Putin seems to think that history depends on the writer. Russia reportedly tinkered with Wikipedia entries to make itself and separatist rebels look innocent in the tragic Malaysia Airlines crash that killed 298. The message? “The plane was shot down by Ukrainian soldiers.” Over the past 10 years, IP addresses belonging to Russian state agencies have been linked to 7,000 Wikipedia edits, so they’re well-practiced at rewriting the past.
The Flying Circus is packing up shop, again. Last night in London, the world’s silliest septuagenarians closed their sold out reunion show, ironically named Monty Python Live (Mostly): One Down, Five to Go in reference to the late Graham Chapman. People traveled from all over the world for dead parrots, silly walks and shrill-voiced cross-dressing. It was their last live performance together, but with the remaining five still working and making regular TV appearances, it’s not quite time for something completely different.

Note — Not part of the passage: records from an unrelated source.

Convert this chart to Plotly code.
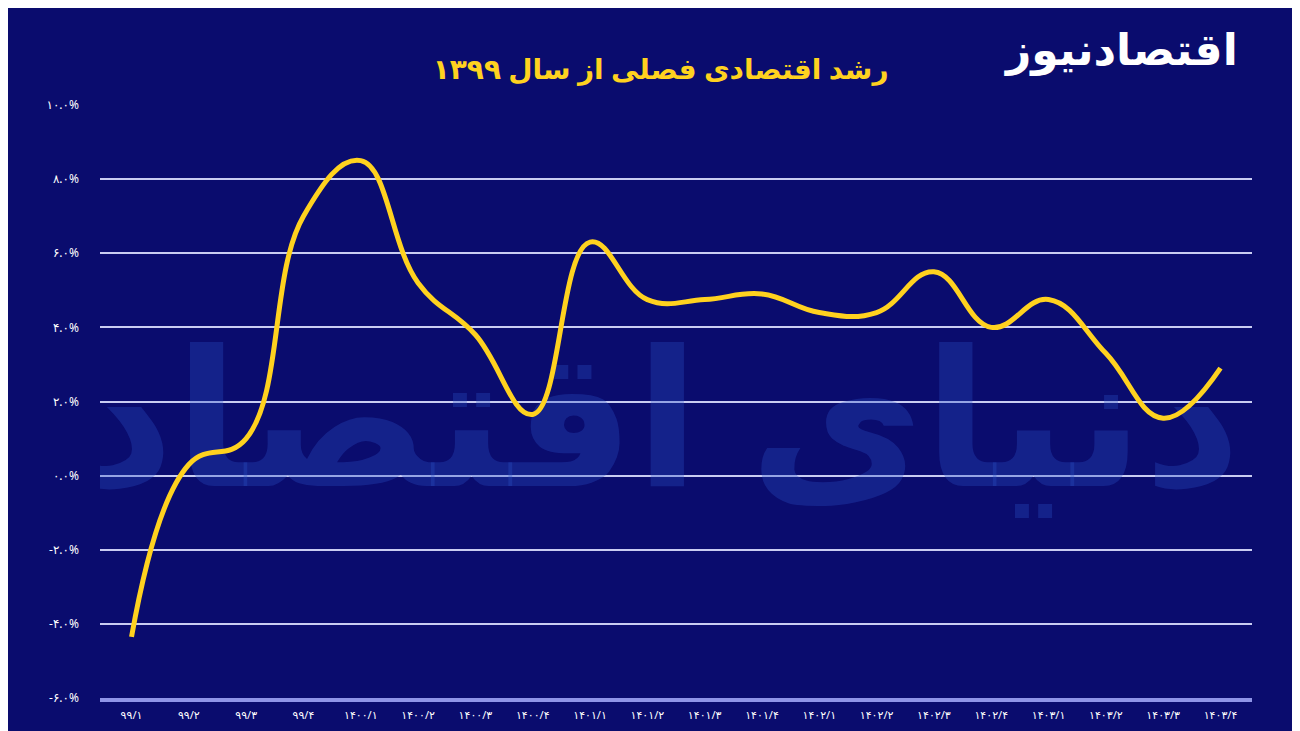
import plotly.graph_objects as go

quarters = ["۹۹/۱", "۹۹/۲", "۹۹/۳", "۹۹/۴",
            "۱۴۰۰/۱", "۱۴۰۰/۲", "۱۴۰۰/۳", "۱۴۰۰/۴",
            "۱۴۰۱/۱", "۱۴۰۱/۲", "۱۴۰۱/۳", "۱۴۰۱/۴",
            "۱۴۰۲/۱", "۱۴۰۲/۲", "۱۴۰۲/۳", "۱۴۰۲/۴",
            "۱۴۰۳/۱", "۱۴۰۳/۲", "۱۴۰۳/۳", "۱۴۰۳/۴"]
growth = [-4.35, 0.3, 1.0, 7.0, 8.5, 5.2, 3.8, 1.65, 6.3, 4.75,
          4.75, 4.9, 4.4, 4.4, 5.5, 4.0, 4.75, 3.3, 1.55, 2.9]
tick_vals = [-6, -4, -2, 0, 2, 4, 6, 8, 10]
tick_text = ["-۶.۰%", "-۴.۰%", "-۲.۰%", "۰.۰%", "۲.۰%", "۴.۰%", "۶.۰%", "۸.۰%", "۱۰.۰%"]

bg = "#0a0c6e"

fig = go.Figure()
# watermark under the line
fig.add_trace(go.Scatter(
    x=[9.2], y=[1.0], mode="text", text=["<b>دنیای اقتصاد</b>"],
    textfont=dict(size=190, color="rgba(45,80,200,0.32)"), hoverinfo="skip"
))
fig.add_trace(go.Scatter(
    x=list(range(len(quarters))), y=growth, mode="lines",
    line=dict(color="#ffd21f", width=5, shape="spline", smoothing=1.2),
    hoverinfo="y"
))

fig.update_layout(
    width=1300, height=731,
    paper_bgcolor=bg, plot_bgcolor=bg,
    margin=dict(l=92, r=56, t=97, b=41),
    showlegend=False,
    font=dict(family="Noto Sans, DejaVu Sans", color="white"),
    title=dict(text="<b>رشد اقتصادی فصلی از سال ۱۳۹۹</b>", x=0.502, y=0.93,
               xanchor="center", font=dict(size=28, color="#ffd21f")),
    xaxis=dict(tickvals=list(range(len(quarters))), ticktext=quarters,
               range=[-0.55, len(quarters) - 0.45], tickangle=0, automargin=False,
               showgrid=False, zeroline=False, showline=True,
               linecolor="#8f95e8", linewidth=4, ticklabelstandoff=4,
               tickfont=dict(size=11, color="white")),
    yaxis=dict(range=[-6, 10], tickvals=tick_vals, ticktext=tick_text, automargin=False,
               showgrid=True, gridcolor="#c9cdf2", gridwidth=2,
               zeroline=False, ticks="", ticklabelstandoff=20,
               tickfont=dict(size=12, color="white")),
    annotations=[
        dict(text="<b>اقتصادنیوز</b>", x=0.99, y=1.15, xref="paper", yref="paper",
             xanchor="right", showarrow=False,
             font=dict(size=44, color="white")),
    ],
)

fig.write_html("out.html")
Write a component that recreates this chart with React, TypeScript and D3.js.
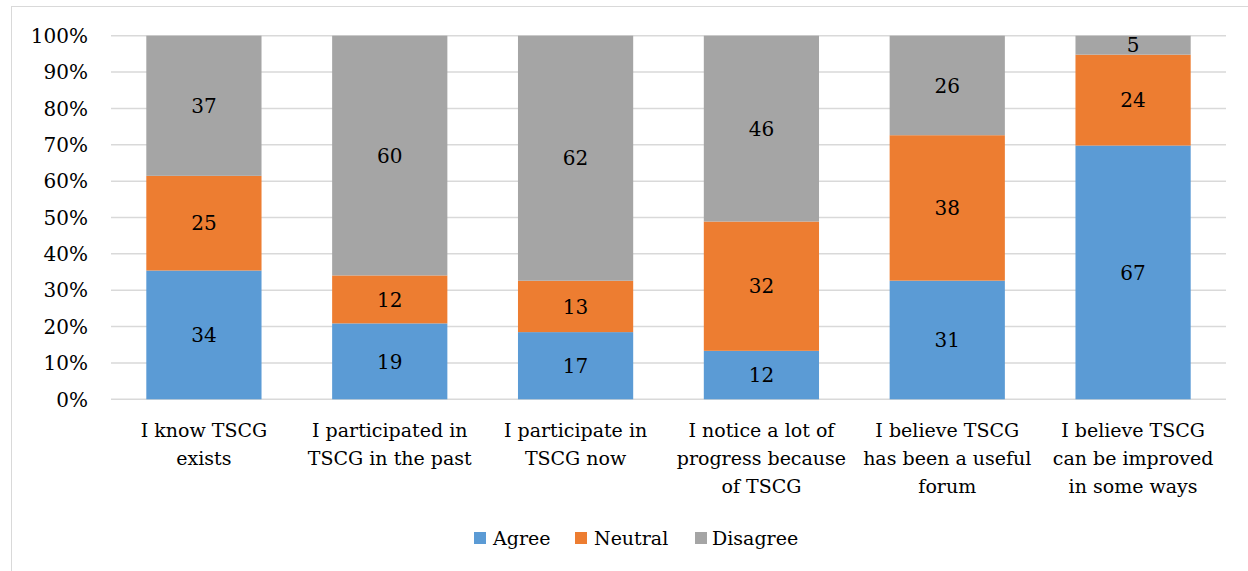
import React from "react";
import * as d3 from "d3";

const categories = [
  "I know TSCG\nexists",
  "I participated in\nTSCG in the past",
  "I participate in\nTSCG now",
  "I notice a lot of\nprogress because\nof TSCG",
  "I believe TSCG\nhas been a useful\nforum",
  "I believe TSCG\ncan be improved\nin some ways",
];
const seriesNames = ["Agree", "Neutral", "Disagree"];
const agree = [34, 19, 17, 12, 31, 67];
const neutral = [25, 12, 13, 32, 38, 24];
const disagree = [37, 60, 62, 46, 26, 5];
const yTicks = [0, 0.1, 0.2, 0.3, 0.4, 0.5, 0.6, 0.7, 0.8, 0.9, 1];
const colors = ["#5b9bd5", "#ed7d31", "#a5a5a5"];

const W = 1248;
const H = 571;
const FONT = "'DejaVu Serif', serif";

export default function App() {
  const left = 111, right = 1226, top = 35.7, bottom = 399.3;
  const x = d3.scaleBand<number>().domain(d3.range(categories.length)).range([left, right]).paddingInner(0.38).paddingOuter(0.19);
  const y = d3.scaleLinear().domain([0, 1]).range([bottom, top]);
  const rows = categories.map((c, i) => ({ i, Agree: agree[i], Neutral: neutral[i], Disagree: disagree[i] }));
  const stacked = d3.stack<any>().keys(seriesNames).offset(d3.stackOffsetExpand)(rows);

  const legendItems = [
    { name: "Agree", sx: 474, tx: 493 },
    { name: "Neutral", sx: 575, tx: 594 },
    { name: "Disagree", sx: 695, tx: 712 },
  ];

  return (
    <svg width={W} height={H} style={{ position: "absolute", left: 0, top: 0 }} fontFamily={FONT}>
      <rect x={11.5} y={6.5} width={1250} height={600} fill="white" stroke="#d9d9d9" strokeWidth={1} />
      {yTicks.map((t) => (
        <g key={t}>
          <line x1={left} x2={right} y1={y(t)} y2={y(t)} stroke="#d9d9d9" strokeWidth={1.5} />
          <text x={88} y={y(t)} dy="0.36em" textAnchor="end" fontSize={20} fill="#000">
            {d3.format(".0%")(t)}
          </text>
        </g>
      ))}
      {stacked.map((s, si) => (
        <g key={s.key}>
          {s.map((d: any, i: number) => {
            const y0 = y(d[0]);
            const y1 = y(d[1]);
            const v = (d.data as any)[s.key];
            return (
              <g key={i}>
                <rect x={x(i)} y={y1} width={x.bandwidth()} height={y0 - y1} fill={colors[si]} />
                <text x={(x(i) as number) + x.bandwidth() / 2} y={(y0 + y1) / 2} dy="0.36em" textAnchor="middle" fontSize={20} fill="#000">
                  {v}
                </text>
              </g>
            );
          })}
        </g>
      ))}
      {categories.map((c, i) => (
        <text key={i} x={(x(i) as number) + x.bandwidth() / 2} y={437} textAnchor="middle" fontSize={19} fill="#000">
          {c.split("\n").map((ln, k) => (
            <tspan key={k} x={(x(i) as number) + x.bandwidth() / 2} y={437 + k * 28}>
              {ln}
            </tspan>
          ))}
        </text>
      ))}
      {legendItems.map((l, i) => (
        <g key={l.name}>
          <rect x={l.sx} y={532} width={12} height={12} fill={colors[i]} />
          <text x={l.tx} y={538} dy="0.36em" fontSize={19} fill="#000">
            {l.name}
          </text>
        </g>
      ))}
    </svg>
  );
}
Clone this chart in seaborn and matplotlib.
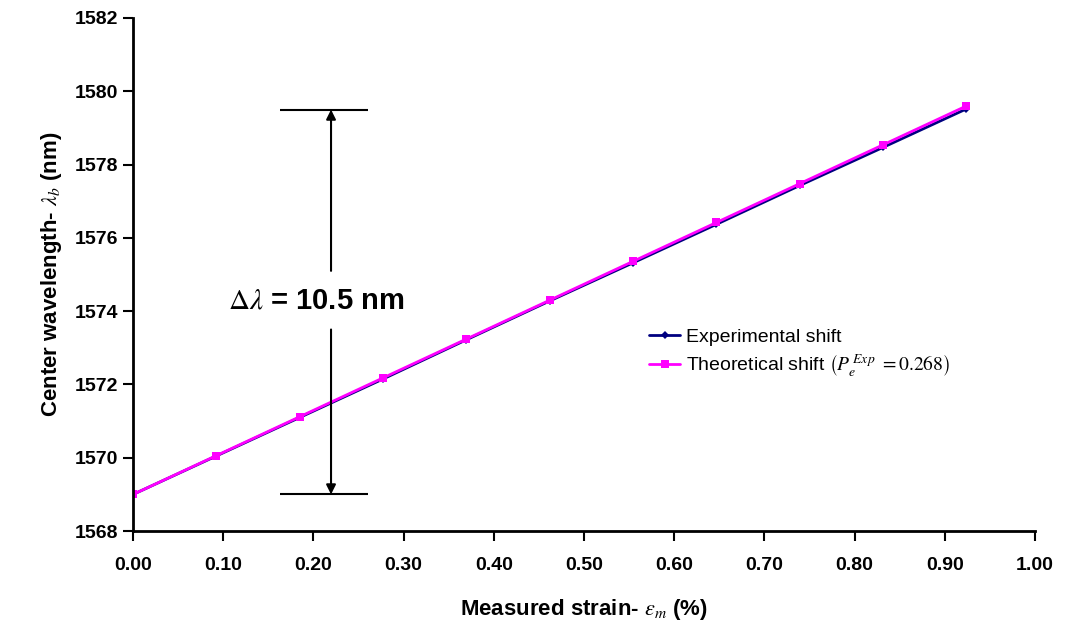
import numpy as np
import pandas as pd
import matplotlib
matplotlib.use('Agg')
import seaborn as sns
import matplotlib.pyplot as plt

strain = [0.0, 0.0924, 0.1848, 0.2772, 0.3696, 0.462, 0.5544, 0.6468, 0.7392, 0.8316, 0.924]
exp_shift = [1569.00, 1570.05, 1571.10, 1572.15, 1573.22, 1574.28, 1575.32, 1576.37, 1577.43, 1578.47, 1579.52]
theo_shift = [1569.00, 1570.06, 1571.12, 1572.18, 1573.24, 1574.30, 1575.36, 1576.42, 1577.48, 1578.54, 1579.60]

sns.set_style("ticks")
plt.rcParams['font.family'] = ['Liberation Sans', 'DejaVu Sans']
plt.rcParams['mathtext.fontset'] = 'stix'
plt.rcParams.update({'text.color': 'black', 'axes.labelcolor': 'black',
                     'xtick.color': 'black', 'ytick.color': 'black'})

fig, ax = plt.subplots(figsize=(10.67, 6.36), dpi=100)
fig.subplots_adjust(left=0.1247, right=0.970, top=0.9717, bottom=0.165)

sns.lineplot(x=strain, y=exp_shift, ax=ax, color='#000080', marker='D', markersize=4,
             markeredgewidth=0, lw=2, label='Experimental shift')
sns.lineplot(x=strain, y=theo_shift, ax=ax, color='#FF00FF', marker='s', markersize=6,
             markeredgewidth=0, lw=2, label=r'Theoretical shift $\left(P_e^{\,Exp}\ = 0.268\right)$')

ax.set_xlim(0, 1.0)
ax.set_ylim(1568, 1582)
ax.set_xticks(np.arange(0, 1.01, 0.1))
ax.set_xticklabels(['%.2f' % v for v in np.arange(0, 1.01, 0.1)])
ax.set_yticks(np.arange(1568, 1583, 2))
ax.tick_params(axis='both', direction='out', length=7, width=1.5, labelsize=14, color='black')
for lb in ax.get_xticklabels() + ax.get_yticklabels():
    lb.set_fontweight('bold')
ax.tick_params(axis='x', pad=12)
sns.despine(ax=ax)
for s in ['left', 'bottom']:
    ax.spines[s].set_linewidth(2)
    ax.spines[s].set_color('black')

ax.set_xlabel(r'Measured strain- $\varepsilon_m$ (%)', fontsize=16, fontweight='bold', labelpad=16)
ax.set_ylabel(r'Center wavelength- $\lambda_b$ (nm)', fontsize=16, fontweight='bold', labelpad=8)

# delta lambda annotation
ax.hlines([1579.5, 1569.0], 0.163, 0.2605, color='black', lw=1.5)
ax.annotate('', xy=(0.2195, 1579.5), xytext=(0.2195, 1575.1),
            arrowprops=dict(arrowstyle='-|>', color='black', lw=1.5, mutation_scale=14, shrinkA=0, shrinkB=0))
ax.annotate('', xy=(0.2195, 1569.0), xytext=(0.2195, 1573.5),
            arrowprops=dict(arrowstyle='-|>', color='black', lw=1.5, mutation_scale=14, shrinkA=0, shrinkB=0))
ax.text(0.203, 1574.3, r'$\Delta\lambda$ = 10.5 nm', fontsize=21, fontweight='bold',
        ha='center', va='center')

leg = ax.legend(loc='upper left', bbox_to_anchor=(0.553, 0.43), frameon=False, fontsize=14,
                handlelength=1.6, handletextpad=0.3, labelspacing=0.35)

plt.savefig('out.png', dpi=100)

He set hearts aflutter on TV and the Silver Screen for decades. A U.S. Army veteran and longtime actor best known as the wry detective lead in The Rockford Files, a resourceful American POW in The Great Escape and a swaggering cowboy in Maverick, Garner died yesterday. Friends remember the handsome star as charming, both on and off camera. Garner kept trucking, breaking hearts and drawing tears in hits like The Notebook, well into old age.
He started strong on Thursday, overcame his weakness for “freakish Fridays,” and won the British Open — the third youngest to do so behind Jack Nicklaus and Tiger Woods. Northern Ireland’s lad, 25, finished two shots in front of the field, at 17 under par. His reward? The Claret Jug, $1.6 million and a very happy father: Dad Gerry won more than $170,000 on a bet made in 2004 that his son would win within 10 years.